Nov 16, 2006 23:45
So my birthday ended up being really chill. i went ice skating with kubbie, then bowling, then to thristy bear and cuddled with him when i got home. i suied teh yoga mat and bag he gave me tonight and they were both amazing. totally an encouragement to keep practicing. i went to therapy today thought and explained that iw as still really pissed. my bday was bittersweet. i tried to enjoy my day by using my birthday money on myself but just ended up feeling guilty. i think prob bc me and my parents got into a dispute about the amount. as a result i ended up with a total guilt trip, feeling really shitty about everything i spent my money on.aslo feeling like i had pissed it away. i think what will make me feel better is just to deduct what i spent from my fun money this paycheck and put what they gave me in my savings when it comes. or i may just try to show my appreciation to them when i get my card and allow myself to feel good about spending the money on my day. havent thought that far ahead though. i owe my dad an apology to.

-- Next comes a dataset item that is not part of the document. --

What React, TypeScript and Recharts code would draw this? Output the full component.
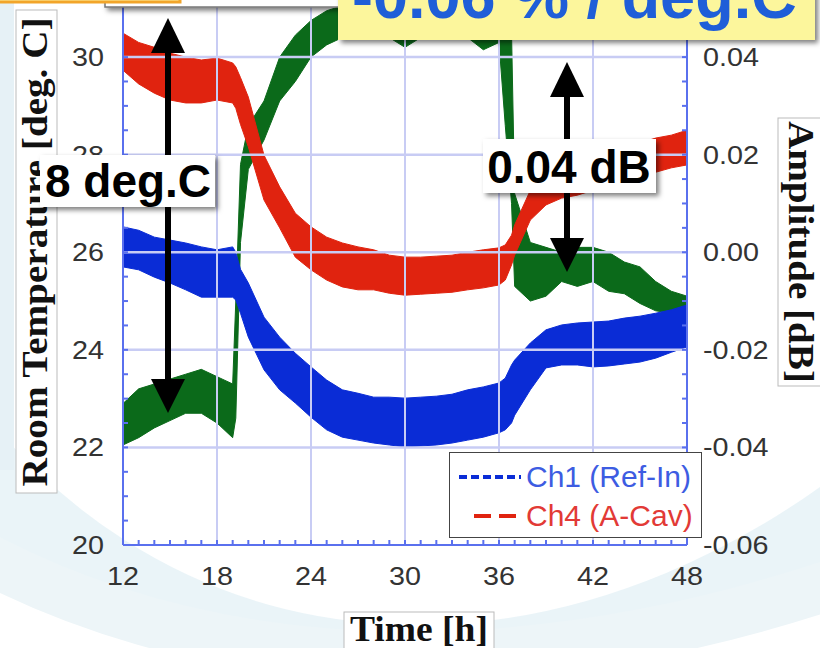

i feel crappy about my day mostly bc i felt guilty about not fessing up for the extra money i got back when the girl at the salon messed up on her math. i think i may just bring the money back. it was only 20 bucks n they prob didnt notice but i feel so greedy for not having given it back. after that i'll call the hair place and fess up to not liking my cut n see what they can do for me.
so three things to make me feel better, apologize and thank mom and dad, explaining that i am sorry for being less sensitive in they're rough patch. give back $20 to the nail salon, and call the hair stylist n explain it just didnt work out.
hasia said that i dont pay enough attention to my negative emotions. i told her i didnts ee what the point was. but i guess negative emotions are just like stressful situations. u have to be aware of the sadness or pain, accept it, and then take action by letting it go. i realize that ive just being denying all of these bad feelings, like really being hurt when my friends didnt call me on my birthday from home. i tried to focus on my friends out here who did but it wasnt the same. i felt really ignored and forgotten. i dont know if thats something that can be acted upon, but i am going to try and let it go, but first, revel in a a bit. so i know whats down.
i remembered once i elft that jon told me my family has this way of allowing happiness, and anger, into the realm of feelings and awareness, but never really sadness, and somehow it seems weak and shameful to me. i didnt realize how much i was bottling up until i remembered that. it's ok to be sad some times, as long as i want to feel that way.